Quantifying Higher Education
Ranking universities is big business. Numerous organizations rate everything from the overall “best” in the world to individual programs like engineering or sociology. Indeed, metrics are baked into the culture of higher education. But what happens to research and learning when they are rated, ranked and judged by that number crunching? What happens to universities?
Christopher Newfield, a professor of literature and American studies in UC Santa Barbara’s Department of English, and a team of collaborators intend to find out. To support their work, Newfield and his project co-director, Laura Mandell, a professor of English at Texas A&M University, have been awarded a $175,000 research grant by the National Endowment for the Humanities.
“I’m thrilled that we’ve received this award — it’s one of only 12 in the country for the NEH’s Collaborative Research program,” Newfield said. “I hope our findings can help make the case for more funding for humanities research.”
The project will also be supported by contributions from UCSB’s Office of the Executive Vice Chancellor, Office of Research and Division of Humanities and Fine Arts.
Newfield’s group is developing a historical and cultural theory of metrics in higher education that can account for the continuing spread of rankings in universities. They’re also going to develop humanistic methods for evaluating their intellectual and educational impacts. To do that, they will focus on three pressing topics: the value of college education, research bibliometrics and learning assessment.
“Numbers are invaluable for everything from keeping planes from crashing to modeling our complicated societies, calculating crime rates, improving traffic flows on Highway 101 and determining how much more funding public universities need,” Newfield explained. “Numbers also shape every part of our academic lives, and they’ve been used to evaluate students’ academic ability, rank universities and report progress in learning for over a century.”
But, Newfield notes, the scale and scope of quantification in higher education have grown immensely in the past 20 years, and many important processes cannot be quantified. Quantification, he said, can distort what is really happening, allocate too much time and money to auditing and blind us to major benefits that can’t be captured in metrics.

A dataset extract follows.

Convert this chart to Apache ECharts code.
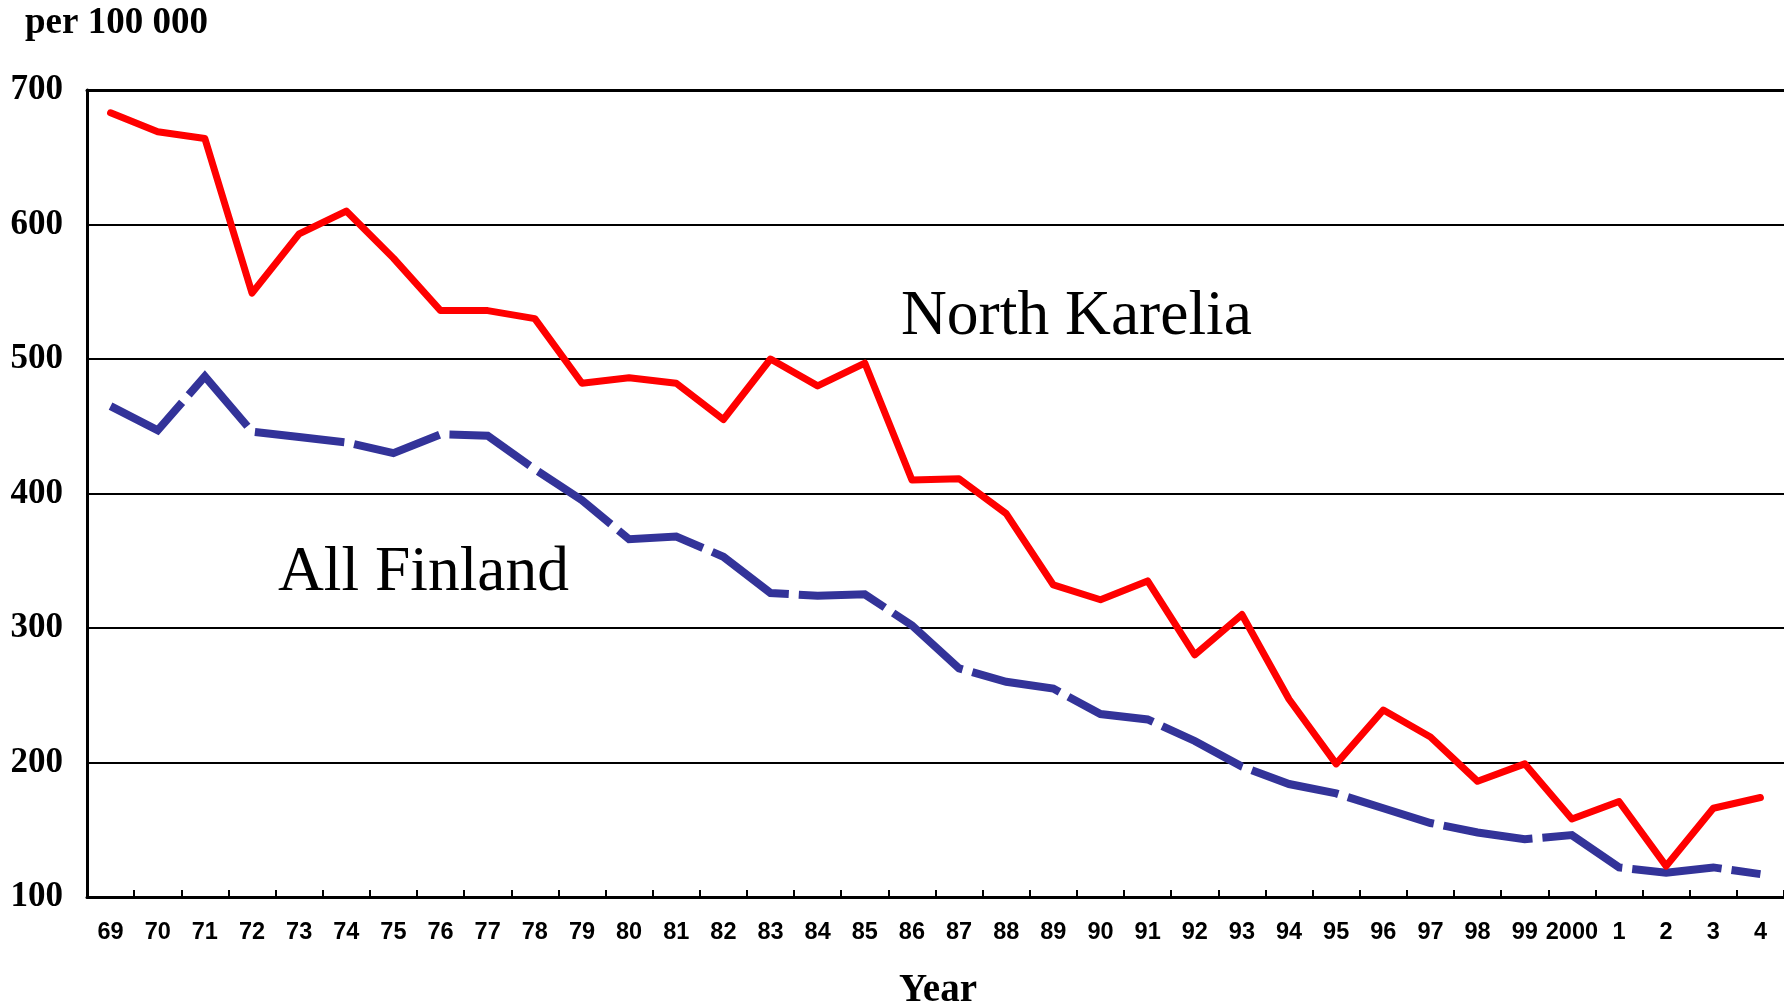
<!DOCTYPE html>
<html>
<head>
<meta charset="utf-8">
<script src="https://cdn.jsdelivr.net/npm/echarts@6/dist/echarts.min.js"></script>
<style>
html,body{margin:0;padding:0;background:#fff;}
#chart{width:1784px;height:1004px;}
</style>
</head>
<body>
<div id="chart"></div>
<script>
const years = ['69','70','71','72','73','74','75','76','77','78','79','80','81','82','83','84','85','86','87','88','89','90','91','92','93','94','95','96','97','98','99','2000','1','2','3','4'];
const northKarelia = [683,669,664,549,593,610,575,536,536,530,482,486,482,455,500,480,497,410,411,385,332,321,335,280,310,247,199,239,219,186,199,158,171,123,166,174];
const allFinland = [465,447,487,446,442,438,430,444,443,418,395,366,368,353,326,324,325,302,270,260,255,236,232,216,197,184,177,166,155,148,143,146,122,118,122,117];
const yTicks = {min:100, max:700, step:100};

const serif = '"Liberation Serif","Times New Roman",serif';
const sans = '"Liberation Sans",Arial,sans-serif';

const chart = echarts.init(document.getElementById('chart'), null, {renderer:'canvas'});
chart.setOption({
  animation:false,
  backgroundColor:'#ffffff',
  grid:{left:87, top:90, width:1700, height:807, containLabel:false},
  xAxis:[{
    type:'category',
    data:years,
    boundaryGap:true,
    axisLine:{show:true, lineStyle:{color:'#000', width:3}},
    axisTick:{show:true, inside:true, length:7, lineStyle:{color:'#000', width:2}},
    axisLabel:{color:'#000', fontFamily:sans, fontWeight:'bold', fontSize:23.5, margin:24, interval:0},
    splitLine:{show:false}
  },{
    type:'category',
    data:years,
    position:'top',
    axisLine:{show:true, lineStyle:{color:'#000', width:3}},
    axisTick:{show:false},
    axisLabel:{show:false},
    splitLine:{show:false}
  }],
  yAxis:{
    type:'value',
    min:yTicks.min, max:yTicks.max, interval:yTicks.step,
    axisLine:{show:true, lineStyle:{color:'#000', width:3}},
    axisTick:{show:false},
    axisLabel:{color:'#000', fontFamily:serif, fontWeight:'bold', fontSize:35, margin:24},
    splitLine:{show:true, lineStyle:{color:'#000', width:2}}
  },
  series:[{
    name:'All Finland',
    type:'line',
    data:allFinland,
    showSymbol:false,
    symbol:'none',
    lineStyle:{color:'#333399', width:8, type:[90,10], cap:'butt', join:'miter'},
    z:2
  },{
    name:'North Karelia',
    type:'line',
    data:northKarelia,
    showSymbol:false,
    symbol:'none',
    lineStyle:{color:'#ff0000', width:7, join:'round', cap:'round'},
    z:3
  }],
  graphic:[
    {type:'text', left:25, top:5, style:{text:'per 100 000', fontFamily:serif, fontWeight:'bold', fontSize:37, fill:'#000'}},
    {type:'text', x:938, y:991, style:{text:'Year', fontFamily:serif, fontWeight:'bold', fontSize:39, fill:'#000', align:'center', verticalAlign:'middle'}},
    {type:'text', x:901, y:317, style:{text:'North Karelia', fontFamily:serif, fontSize:63.5, fill:'#000', align:'left', verticalAlign:'middle'}},
    {type:'text', x:278, y:573, style:{text:'All Finland', fontFamily:serif, fontSize:63.5, fill:'#000', align:'left', verticalAlign:'middle'}}
  ]
});
</script>
</body>
</html>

One example is the value of a college education. The traditional metric is salary; data show that college graduates earn more than those who only finished high school. But Newfield points out that only accounts for about a third of the total value of college.
“College also helps graduates accept and use scientific findings, engage in democratic deliberation and come to terms with people who disagree with them,” he said. “They develop subtle creative capabilities and the ability to pursue projects independently. The return-on-investment calculation misses all this. ‘The Limits of the Numerical’ project will address and try to correct such omissions.”
Newfield’s research grows out of his ongoing work at the nexus of the humanities and public policy. In his recent book, “The Great Mistake: How We Wrecked Public Universities and How We Can Fix Them” (Johns Hopkins University Press, 2016), he uses analytical techniques developed in his specialties, literary criticism and critical theory, to shed light on funding, learning technology, tuition and student debt, and higher education as a public good.
“Prof. Chris Newfield is a national and international leader in the field of critical university studies,” said Enda Duffy, professor and chair of the English department. “In this project on ‘The Limits of the Numerical,’ his team puts a spotlight on how the recent drive to assess specific, measurable ‘learning outcomes’ is effecting university education, and the humanities in particular. As always, Prof. Newfield’s impassioned defense of the need for free and open higher education of the highest quality is backed by many hard facts he has unearthed in his own research.”
Other members of Newfield’s team are Heather Steffen, a postdoctoral scholar in UCSB’s Department of English and lecturer in the Writing Program, who co-authored the NEH grant; Aashish Mehta, an associate professor of global studies at UCSB; and Chris Muellerleile, a lecturer in geography at Swansea University in Wales.
The grant will allow Newfield to work on the “Limits of the Numerical” project for another two years. The team hopes to publish a number of articles and a co-authored book tentatively titled “Disquantified: Metrics and the Humanities in Higher Education.”